I think your distinction makes a lot of sense here. IIRC Kitten argued somewhere else that the dunk was self-evident—taking morality too literally leads you to strange places and unintuitive conclusions, which I don't necessarily agree with—but I agree with you in that it was more of a semantic stopsign (what a nice term) than a proper laconic takedown of an idea (which is really hard to do).
Funnily enough, politicalcompassmemes is the literally epitome of Scott's bingo card idea, but it hasn't seemed to result in the full Ostrich effect "head in sand" phenomenon he was worried about. Instead, it's sort of fragmented into an inside joke community, which was sort of my point about memes serving the purpose of communicating humor/in-jokes.

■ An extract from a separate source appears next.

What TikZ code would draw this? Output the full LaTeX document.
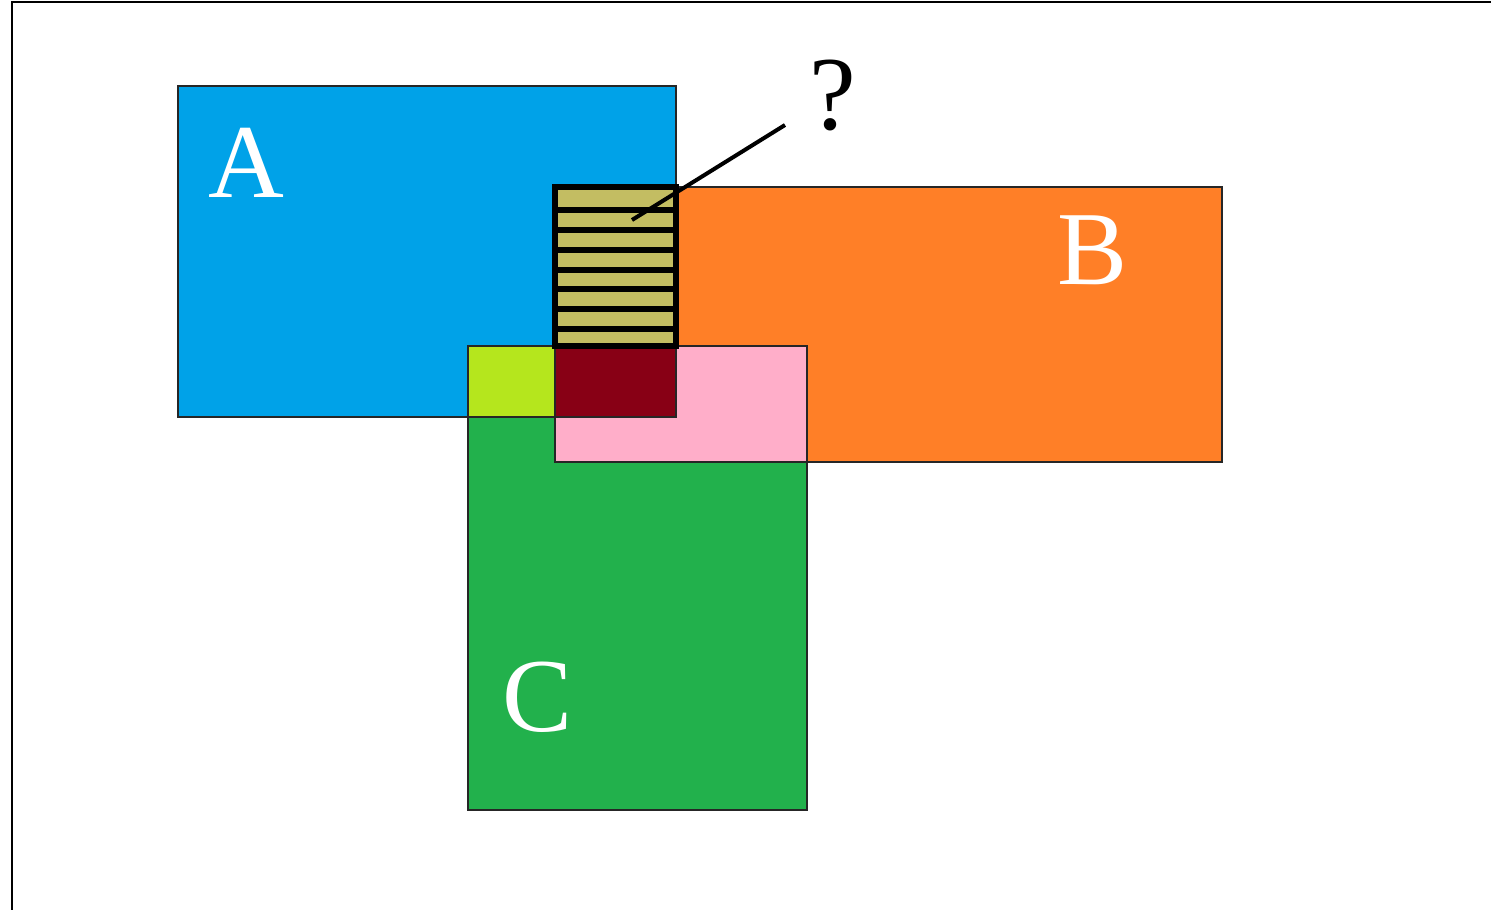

It definitely is trading off with comprehension, if only because time spent thinking about and processing ideas roughly correlates with how well they cement themselves in your brain and worldview (note: this is just intuition). I can speedread for pure information very quickly, but I often force myself to slow down and read every word when reading content that I actually want to think about and process, which is an extra pain and chore because I have ADHD. But if I don't do this, I can end up in a state where I technically "know" what I just read, but haven't let it actually change anything in my brain—it's as if I just shoved it into storage. This is fine for reading instruction manuals or skimming end-user agreements. This is not fine for reading LessWrong posts or particularly information-dense books.

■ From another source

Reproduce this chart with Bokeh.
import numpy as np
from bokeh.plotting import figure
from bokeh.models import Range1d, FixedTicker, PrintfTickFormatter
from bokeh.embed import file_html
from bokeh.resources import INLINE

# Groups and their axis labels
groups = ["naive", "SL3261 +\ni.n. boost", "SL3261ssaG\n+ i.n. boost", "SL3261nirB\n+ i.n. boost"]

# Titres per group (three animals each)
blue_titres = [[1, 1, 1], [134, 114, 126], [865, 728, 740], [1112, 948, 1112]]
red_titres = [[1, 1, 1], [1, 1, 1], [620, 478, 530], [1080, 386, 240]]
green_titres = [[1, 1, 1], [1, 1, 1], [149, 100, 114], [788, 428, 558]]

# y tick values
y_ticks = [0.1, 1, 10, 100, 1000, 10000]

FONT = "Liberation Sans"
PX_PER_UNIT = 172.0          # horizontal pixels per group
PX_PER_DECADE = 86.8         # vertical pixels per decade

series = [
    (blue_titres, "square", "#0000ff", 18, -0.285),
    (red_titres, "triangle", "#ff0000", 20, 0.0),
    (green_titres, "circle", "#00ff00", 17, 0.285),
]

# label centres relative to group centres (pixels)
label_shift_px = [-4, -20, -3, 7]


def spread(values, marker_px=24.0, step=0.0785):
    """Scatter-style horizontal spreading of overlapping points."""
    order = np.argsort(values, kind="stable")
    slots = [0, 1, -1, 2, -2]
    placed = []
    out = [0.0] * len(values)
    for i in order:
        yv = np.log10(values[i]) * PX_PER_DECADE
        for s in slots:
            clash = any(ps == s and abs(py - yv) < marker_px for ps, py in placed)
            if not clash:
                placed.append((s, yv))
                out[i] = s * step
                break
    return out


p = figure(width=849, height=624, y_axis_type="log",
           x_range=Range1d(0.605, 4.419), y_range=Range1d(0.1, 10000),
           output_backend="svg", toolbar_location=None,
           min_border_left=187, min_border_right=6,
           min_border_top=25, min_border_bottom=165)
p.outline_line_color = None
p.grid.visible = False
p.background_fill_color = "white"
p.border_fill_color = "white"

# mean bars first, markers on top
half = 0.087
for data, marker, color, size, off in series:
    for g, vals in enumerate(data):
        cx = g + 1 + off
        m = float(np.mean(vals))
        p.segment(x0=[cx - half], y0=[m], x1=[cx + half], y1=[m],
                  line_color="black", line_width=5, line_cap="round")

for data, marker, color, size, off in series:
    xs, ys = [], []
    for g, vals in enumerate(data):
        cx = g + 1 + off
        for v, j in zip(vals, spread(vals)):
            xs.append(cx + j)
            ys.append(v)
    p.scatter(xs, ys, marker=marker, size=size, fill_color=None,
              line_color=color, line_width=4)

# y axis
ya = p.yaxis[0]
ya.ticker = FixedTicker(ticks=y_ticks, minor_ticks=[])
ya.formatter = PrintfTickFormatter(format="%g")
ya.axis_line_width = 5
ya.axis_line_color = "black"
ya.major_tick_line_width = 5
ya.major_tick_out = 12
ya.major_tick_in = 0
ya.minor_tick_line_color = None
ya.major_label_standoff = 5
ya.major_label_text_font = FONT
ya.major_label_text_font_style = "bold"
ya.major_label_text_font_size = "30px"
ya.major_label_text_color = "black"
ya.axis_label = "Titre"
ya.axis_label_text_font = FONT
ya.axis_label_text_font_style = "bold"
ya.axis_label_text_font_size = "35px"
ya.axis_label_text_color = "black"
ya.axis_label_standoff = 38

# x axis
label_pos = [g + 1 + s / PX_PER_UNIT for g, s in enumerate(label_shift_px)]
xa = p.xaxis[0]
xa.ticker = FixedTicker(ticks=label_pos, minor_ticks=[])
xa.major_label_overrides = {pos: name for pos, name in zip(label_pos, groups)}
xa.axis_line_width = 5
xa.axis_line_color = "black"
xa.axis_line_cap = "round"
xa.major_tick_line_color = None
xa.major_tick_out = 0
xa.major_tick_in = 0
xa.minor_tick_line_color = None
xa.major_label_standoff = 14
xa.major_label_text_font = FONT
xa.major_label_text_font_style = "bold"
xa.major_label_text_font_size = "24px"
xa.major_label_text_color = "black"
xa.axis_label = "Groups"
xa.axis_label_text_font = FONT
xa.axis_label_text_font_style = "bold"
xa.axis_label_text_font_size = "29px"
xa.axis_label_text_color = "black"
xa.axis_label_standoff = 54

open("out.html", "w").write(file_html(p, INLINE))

If you are interested in reading quicker, one thing that might slow your reading pace is subvocalizing or audiating the words you are reading (I unfortunately don't have a proper word for this). This is when you "sound out" what you're reading as if someone is speaking to you inside your head. If you can learn to disengage this habit at will, you can start skimming over words in sentences like "the" or "and" that don't really enhance semantic meaning, and eventually be able to only focus in on the words or meaning you care about. This still comes with the comprehension tradeoff and somewhat increases your risk for misreading, which will paradoxically decrease your reading speed (similar to taking typing speed tests: if you make a typo somewhere you're gonna have to go back and redo the whole thing and at that point you may as well have just read slower in the first place.)
Hope this helps!
Has anyone written an essay about how to fight against/correct for Trapped Priors? I would like to do something like that, but I want to make sure that I’m not reinventing the wheel here. Thank you!